The church’s preferential option for the poor must not be interpreted to mean a neglect of the leading sectors of society, he added, saying that leaders in the political and economic spheres and in union-related, military, social scientific and cultural areas of life must also be evangelized. The best compendium of our faith today, Cardinal Arinze said, is the Catechism of the Catholic Church, which was put together by the best brains of our church in our time and authenticated by our Holy Father himself. If you don’t have a copy, sell your shoes and get one, he joked.

Nigerian Archbishop Urges Reconciliation

Our government has the duty to mobilize the whole nation, said Archbishop Anthony Okogie of Lagos on Easter Sunday at Holy Cross Cathedral. There is no time for further polarization of the country. There is urgent need to reconcile spirits, to heal divisions and encourage the participation of all. Dialogue is necessary, and a faithful one can only take place in an atmosphere of freedom, mutual trust, respect for different opinions and views. He said the current situation, in which Nigerians live with suspicion and fear, tends to render ineffective any move and program aimed at installing a lasting and true democracy.
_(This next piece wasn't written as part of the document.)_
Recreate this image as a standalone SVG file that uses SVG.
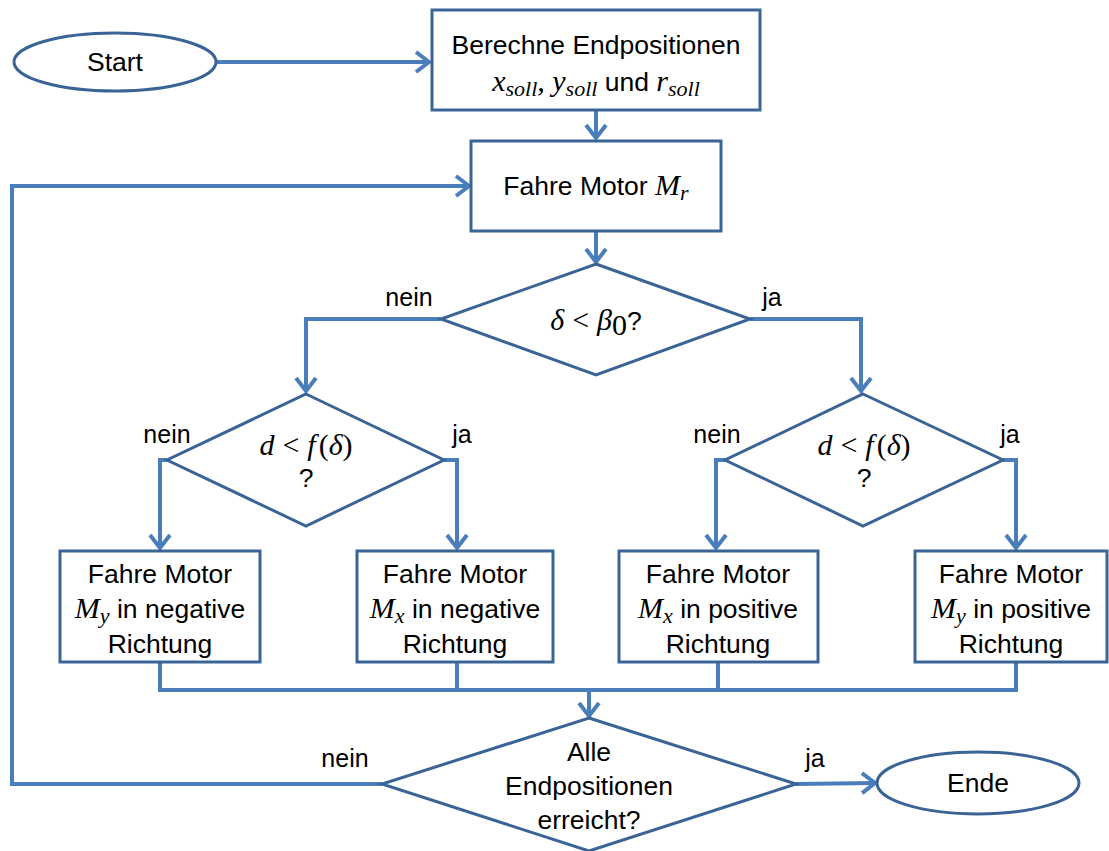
<svg xmlns="http://www.w3.org/2000/svg" width="1109" height="851" viewBox="0 0 1109 851">
<style>
.shape{fill:#fff;stroke:#3B6496;stroke-width:3}
.conn{fill:none;stroke:#4A7EBB;stroke-width:4}
.arr{marker-end:url(#ah)}
.t{font-family:"Liberation Sans",Arial,sans-serif;font-size:26.5px;fill:#000}
.lbl{font-family:"Liberation Sans",Arial,sans-serif;font-size:25px;fill:#000}
.m{font-family:"Liberation Serif","DejaVu Serif",serif;font-style:italic;font-size:30px}
.s{font-family:"Liberation Serif","DejaVu Serif",serif;font-style:italic;font-size:22px}
.n{font-family:"Liberation Serif","DejaVu Serif",serif;font-style:normal;font-size:30px}
</style>
<defs>
<marker id="ah" markerUnits="userSpaceOnUse" markerWidth="30" markerHeight="30" viewBox="-15 -15 30 30" refX="0" refY="0" orient="auto">
<path d="M-13,-10 L0,0 L-13,10" fill="none" stroke="#4A7EBB" stroke-width="4" stroke-linejoin="miter"/>
</marker>
</defs>

<g id="connectors">
<path class="conn arr" d="M216,62 H429"/>
<path class="conn arr" d="M596,110 V138"/>
<path class="conn arr" d="M596,231 V262"/>
<path class="conn arr" d="M441,319 H306 V391"/>
<path class="conn arr" d="M750,319 H861 V391"/>
<path class="conn arr" d="M167,460 H160 V548"/>
<path class="conn arr" d="M444,460 H457 V548"/>
<path class="conn arr" d="M725,460 H716 V548"/>
<path class="conn arr" d="M1003,460 H1016 V548"/>
<path class="conn" d="M160,662 V690 M457,662 V690 M718,662 V690 M1016,662 V690 M158,690 H1018"/>
<path class="conn arr" d="M589,690 V716"/>
<path class="conn arr" d="M796,784 L875,783"/>
<path class="conn arr" d="M382,784 H12 V186 H469"/>
</g>

<g id="start">
<ellipse class="shape" cx="115" cy="62" rx="101" ry="29"/>
<text class="t" x="115" y="71" text-anchor="middle">Start</text>
</g>

<g id="berechne">
<rect class="shape" x="432" y="10" width="328" height="100"/>
<text class="t" x="596" y="54" text-anchor="middle">Berechne Endpositionen</text>
<text class="t" x="596" y="91" text-anchor="middle"><tspan class="m">x</tspan><tspan class="s" dy="5">soll</tspan><tspan class="m" dy="-5">, y</tspan><tspan class="s" dy="5">soll</tspan><tspan dy="-5"> und </tspan><tspan class="m">r</tspan><tspan class="s" dy="5">soll</tspan></text>
</g>

<g id="fahre-mr">
<rect class="shape" x="471" y="141" width="250" height="90"/>
<text class="t" x="596" y="195" text-anchor="middle">Fahre Motor <tspan class="m">M</tspan><tspan class="s" dy="5">r</tspan></text>
</g>

<g id="d1">
<polygon class="shape" points="596,264 750,319 596,375 441,319"/>
<text class="t" x="596" y="330" text-anchor="middle"><tspan class="m">δ</tspan><tspan class="n" dx="8">&lt;</tspan><tspan class="m" dx="8">β</tspan><tspan class="n" font-size="21" dy="5">0</tspan><tspan dy="-5">?</tspan></text>
<text class="lbl" x="409" y="306" text-anchor="middle">nein</text>
<text class="lbl" x="772" y="306" text-anchor="middle">ja</text>
</g>

<g id="d2">
<polygon class="shape" points="306,394 444,460 306,526 167,460"/>
<text class="t" x="306" y="455" text-anchor="middle"><tspan class="m">d</tspan><tspan class="n" dx="8">&lt;</tspan><tspan class="m" dx="8">f</tspan><tspan class="n" dx="3">(</tspan><tspan class="m">δ</tspan><tspan class="n">)</tspan></text>
<text class="t" x="306" y="487" text-anchor="middle">?</text>
<text class="lbl" x="167" y="443" text-anchor="middle">nein</text>
<text class="lbl" x="462" y="443" text-anchor="middle">ja</text>
</g>

<g id="d3">
<polygon class="shape" points="863,394 1003,460 863,526 725,460"/>
<text class="t" x="864" y="455" text-anchor="middle"><tspan class="m">d</tspan><tspan class="n" dx="8">&lt;</tspan><tspan class="m" dx="8">f</tspan><tspan class="n" dx="3">(</tspan><tspan class="m">δ</tspan><tspan class="n">)</tspan></text>
<text class="t" x="864" y="487" text-anchor="middle">?</text>
<text class="lbl" x="717" y="443" text-anchor="middle">nein</text>
<text class="lbl" x="1010" y="443" text-anchor="middle">ja</text>
</g>

<g id="box-my-neg">
<rect class="shape" x="60" y="551" width="200" height="111"/>
<text class="t" x="160" y="583" text-anchor="middle">Fahre Motor</text>
<text class="t" x="160" y="618" text-anchor="middle"><tspan class="m">M</tspan><tspan class="s" dy="5">y</tspan><tspan dy="-5"> in negative</tspan></text>
<text class="t" x="160" y="653" text-anchor="middle">Richtung</text>
</g>

<g id="box-mx-neg">
<rect class="shape" x="357" y="551" width="196" height="111"/>
<text class="t" x="455" y="583" text-anchor="middle">Fahre Motor</text>
<text class="t" x="455" y="618" text-anchor="middle"><tspan class="m">M</tspan><tspan class="s" dy="5">x</tspan><tspan dy="-5"> in negative</tspan></text>
<text class="t" x="455" y="653" text-anchor="middle">Richtung</text>
</g>

<g id="box-mx-pos">
<rect class="shape" x="619" y="551" width="199" height="111"/>
<text class="t" x="718" y="583" text-anchor="middle">Fahre Motor</text>
<text class="t" x="718" y="618" text-anchor="middle"><tspan class="m">M</tspan><tspan class="s" dy="5">x</tspan><tspan dy="-5"> in positive</tspan></text>
<text class="t" x="718" y="653" text-anchor="middle">Richtung</text>
</g>

<g id="box-my-pos">
<rect class="shape" x="915" y="551" width="192" height="111"/>
<text class="t" x="1011" y="583" text-anchor="middle">Fahre Motor</text>
<text class="t" x="1011" y="618" text-anchor="middle"><tspan class="m">M</tspan><tspan class="s" dy="5">y</tspan><tspan dy="-5"> in positive</tspan></text>
<text class="t" x="1011" y="653" text-anchor="middle">Richtung</text>
</g>

<g id="d4">
<polygon class="shape" points="589,718 796,784 589,851 382,784"/>
<text class="t" x="589" y="761" text-anchor="middle">Alle</text>
<text class="t" x="589" y="795" text-anchor="middle">Endpositionen</text>
<text class="t" x="589" y="829" text-anchor="middle">erreicht?</text>
<text class="lbl" x="345" y="767" text-anchor="middle">nein</text>
<text class="lbl" x="815" y="767" text-anchor="middle">ja</text>
</g>

<g id="ende">
<ellipse class="shape" cx="978" cy="783" rx="101" ry="31"/>
<text class="t" x="978" y="792" text-anchor="middle">Ende</text>
</g>
</svg>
Ethnic violence in recent months, prompted by attempts to institute Islamic law in some parts of the country, claimed several lives and left property destroyed.

In Kosovo, Catholics, Muslims, Orthodox Form Joint Council

Catholic, Orthodox and Muslim leaders formed a joint council to promote democracy and human rights in Kosovo. They said they would also help rebuild each other’s places of worship and take concrete steps to ensure a better future for local inhabitants. We support the building of strong local democratic institutions that will continue to ensure security, peace and well-being for alland we look to the international community to provide necessary support, they said in a declaration on April 13, signed by Auxiliary Bishop Marko Sopi of Skopje-Prizren, as well as Muslim Mufti Rexhep Boja and the province’s Serbian Orthodox Bishop Artemije Radosaljevi of Raska and Prizren. The leaders said they had decided to establish the Interreligious Council of Kosovo after hearing the experiences of a Bosnian interfaith delegation, headed by Cardinal Vinko Puljic of Sarajevo, Bosnia and Herzegovina, which visited Pristina, Prizren and other towns on April 11-13.

Armenians in Jerusalem Commemorate Massacre

Demanding recognition and an apology for the crime committed against their people, Jerusalem’s Catholic and Orthodox Armenians commemorated the 85th anniversary of the Turkish massacre of Armenians. This year, for the first time, an Israeli government official attended the ceremony, held on April 24. Education Minister Yossi Sarid told the several hundred Armenians at the Armenian Orthodox St. James Church in the Old City he was committed to having the story of the Armenian genocide become part of the Israeli educational curriculum.